PROVIDED MATERIAL
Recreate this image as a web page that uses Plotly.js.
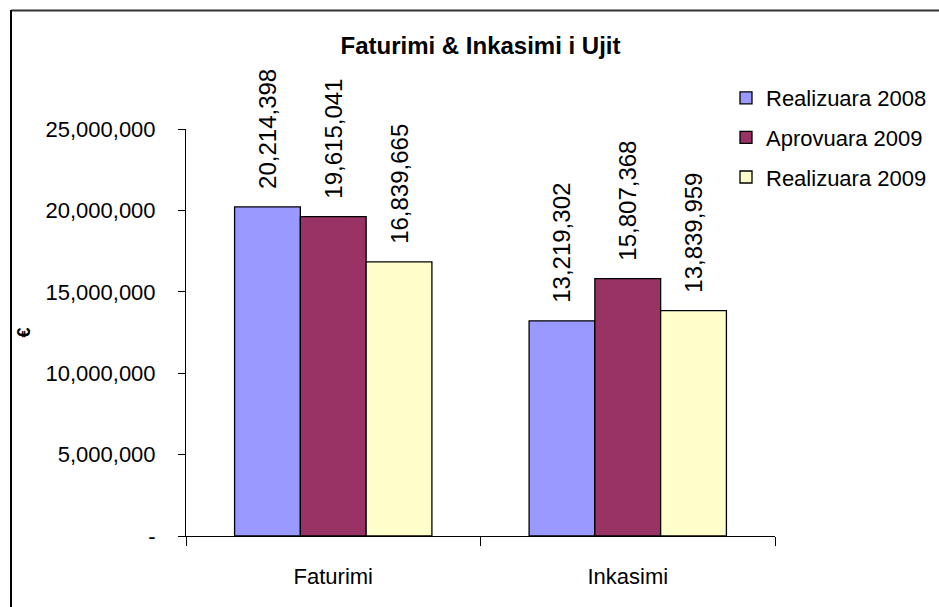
<!DOCTYPE html>
<html>
<head>
<meta charset="utf-8">
<script src="https://cdn.plot.ly/plotly-3.0.1.min.js"></script>
<style>html,body{margin:0;padding:0;background:#fff;}#chart{width:939px;height:607px;}</style>
</head>
<body>
<div id="chart"></div>
<script>
var categories = ["Faturimi", "Inkasimi"];
var seriesNames = ["Realizuara 2008", "Aprovuara 2009", "Realizuara 2009"];
var realizuara2008 = [20214398, 13219302];
var aprovuara2009 = [19615041, 15807368];
var realizuara2009 = [16839665, 13839959];
var yTickVals = [0, 5000000, 10000000, 15000000, 20000000, 25000000];
var yTickText = ["-", "5,000,000", "10,000,000", "15,000,000", "20,000,000", "25,000,000"];

var colors = ["#9999FF", "#993366", "#FFFFCC"];
var allSeries = [realizuara2008, aprovuara2009, realizuara2009];
var FONT = "Liberation Sans, Arial, sans-serif";

var traces = allSeries.map(function (vals, i) {
  return {
    type: "bar",
    name: seriesNames[i],
    x: categories,
    y: vals,
    text: vals.map(function (v) { return v.toLocaleString("en-US"); }),
    textposition: "outside",
    textangle: -90,
    constraintext: "none",
    cliponaxis: false,
    textfont: { family: FONT, size: 24, color: "#000" },
    marker: { color: colors[i], line: { color: "#000", width: 1.3 } },
    legendgroup: "g" + i,
    hoverinfo: "x+y+name"
  };
});

var layout = {
  width: 939,
  height: 607,
  margin: { l: 186, r: 164, t: 129, b: 71, autoexpand: false },
  paper_bgcolor: "#fff",
  plot_bgcolor: "#fff",
  font: { family: FONT, size: 22, color: "#000" },
  title: {
    text: "<b>Faturimi & Inkasimi i Ujit</b>",
    font: { family: FONT, size: 24, color: "#000" },
    xref: "paper", x: 0.5, xanchor: "center",
    yref: "container", y: 1 - 46 / 607, yanchor: "middle"
  },
  barmode: "group",
  bargap: 0.33,
  bargroupgap: 0,
  showlegend: true,
  legend: {
    x: (726 - 186) / 589, xanchor: "left",
    y: (536 - 77) / 407, yanchor: "top",
    font: { family: FONT, size: 22, color: "#000" },
    traceorder: "grouped",
    tracegroupgap: 8,
    itemwidth: 30,
    bgcolor: "rgba(0,0,0,0)"
  },
  xaxis: {
    type: "category",
    showline: true, linecolor: "#000", linewidth: 1,
    ticks: "outside", tickson: "boundaries", ticklen: 9, tickcolor: "#000", tickwidth: 1,
    showgrid: false, zeroline: false,
    tickfont: { family: FONT, size: 22, color: "#000" },
    ticklabelstandoff: 21
  },
  yaxis: {
    range: [0, 25000000],
    tickvals: yTickVals,
    ticktext: yTickText,
    showline: true, linecolor: "#000", linewidth: 1,
    ticks: "outside", ticklen: 7, tickcolor: "#000", tickwidth: 1,
    showgrid: false, zeroline: false,
    tickfont: { family: FONT, size: 22, color: "#000" },
    ticklabelstandoff: 18,
    title: { text: "<b>€</b>", font: { family: FONT, size: 18, color: "#000" }, standoff: 10 }
  },
  shapes: [
    { type: "line", xref: "paper", yref: "paper",
      x0: (11 - 186) / 589, x1: (939 - 186) / 589,
      y0: (536 - 10.5) / 407, y1: (536 - 10.5) / 407,
      line: { color: "#333", width: 2 } },
    { type: "line", xref: "paper", yref: "paper",
      x0: (11 - 186) / 589, x1: (11 - 186) / 589,
      y0: (536 - 10) / 407, y1: (536 - 607) / 407,
      line: { color: "#000", width: 2 } }
  ]
};

Plotly.newPlot("chart", traces, layout, { displayModeBar: false }).then(function (gd) {
  // extra gap between the value labels and the bar tops, as in the reference
  gd.querySelectorAll("g.trace.bars text.bartext").forEach(function (t) {
    var tr = t.getAttribute("transform") || "";
    t.setAttribute("transform", "translate(0,-15) " + tr);
  });
});
</script>
</body>
</html>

WHAT THE TASK REQUIRES
All of the material above should be reproduced exactly, except the pictures.

PROBLEM SOLUTION
Recreate this image as a web page that uses Plotly.js.
<!DOCTYPE html>
<html>
<head>
<meta charset="utf-8">
<script src="https://cdn.plot.ly/plotly-3.0.1.min.js"></script>
<style>html,body{margin:0;padding:0;background:#fff;}#chart{width:939px;height:607px;}</style>
</head>
<body>
<div id="chart"></div>
<script>
var categories = ["Faturimi", "Inkasimi"];
var seriesNames = ["Realizuara 2008", "Aprovuara 2009", "Realizuara 2009"];
var realizuara2008 = [20214398, 13219302];
var aprovuara2009 = [19615041, 15807368];
var realizuara2009 = [16839665, 13839959];
var yTickVals = [0, 5000000, 10000000, 15000000, 20000000, 25000000];
var yTickText = ["-", "5,000,000", "10,000,000", "15,000,000", "20,000,000", "25,000,000"];

var colors = ["#9999FF", "#993366", "#FFFFCC"];
var allSeries = [realizuara2008, aprovuara2009, realizuara2009];
var FONT = "Liberation Sans, Arial, sans-serif";

var traces = allSeries.map(function (vals, i) {
  return {
    type: "bar",
    name: seriesNames[i],
    x: categories,
    y: vals,
    text: vals.map(function (v) { return v.toLocaleString("en-US"); }),
    textposition: "outside",
    textangle: -90,
    constraintext: "none",
    cliponaxis: false,
    textfont: { family: FONT, size: 24, color: "#000" },
    marker: { color: colors[i], line: { color: "#000", width: 1.3 } },
    legendgroup: "g" + i,
    hoverinfo: "x+y+name"
  };
});

var layout = {
  width: 939,
  height: 607,
  margin: { l: 186, r: 164, t: 129, b: 71, autoexpand: false },
  paper_bgcolor: "#fff",
  plot_bgcolor: "#fff",
  font: { family: FONT, size: 22, color: "#000" },
  title: {
    text: "<b>Faturimi & Inkasimi i Ujit</b>",
    font: { family: FONT, size: 24, color: "#000" },
    xref: "paper", x: 0.5, xanchor: "center",
    yref: "container", y: 1 - 46 / 607, yanchor: "middle"
  },
  barmode: "group",
  bargap: 0.33,
  bargroupgap: 0,
  showlegend: true,
  legend: {
    x: (726 - 186) / 589, xanchor: "left",
    y: (536 - 77) / 407, yanchor: "top",
    font: { family: FONT, size: 22, color: "#000" },
    traceorder: "grouped",
    tracegroupgap: 8,
    itemwidth: 30,
    bgcolor: "rgba(0,0,0,0)"
  },
  xaxis: {
    type: "category",
    showline: true, linecolor: "#000", linewidth: 1,
    ticks: "outside", tickson: "boundaries", ticklen: 9, tickcolor: "#000", tickwidth: 1,
    showgrid: false, zeroline: false,
    tickfont: { family: FONT, size: 22, color: "#000" },
    ticklabelstandoff: 21
  },
  yaxis: {
    range: [0, 25000000],
    tickvals: yTickVals,
    ticktext: yTickText,
    showline: true, linecolor: "#000", linewidth: 1,
    ticks: "outside", ticklen: 7, tickcolor: "#000", tickwidth: 1,
    showgrid: false, zeroline: false,
    tickfont: { family: FONT, size: 22, color: "#000" },
    ticklabelstandoff: 18,
    title: { text: "<b>€</b>", font: { family: FONT, size: 18, color: "#000" }, standoff: 10 }
  },
  shapes: [
    { type: "line", xref: "paper", yref: "paper",
      x0: (11 - 186) / 589, x1: (939 - 186) / 589,
      y0: (536 - 10.5) / 407, y1: (536 - 10.5) / 407,
      line: { color: "#333", width: 2 } },
    { type: "line", xref: "paper", yref: "paper",
      x0: (11 - 186) / 589, x1: (11 - 186) / 589,
      y0: (536 - 10) / 407, y1: (536 - 607) / 407,
      line: { color: "#000", width: 2 } }
  ]
};

Plotly.newPlot("chart", traces, layout, { displayModeBar: false }).then(function (gd) {
  // extra gap between the value labels and the bar tops, as in the reference
  gd.querySelectorAll("g.trace.bars text.bartext").forEach(function (t) {
    var tr = t.getAttribute("transform") || "";
    t.setAttribute("transform", "translate(0,-15) " + tr);
  });
});
</script>
</body>
</html>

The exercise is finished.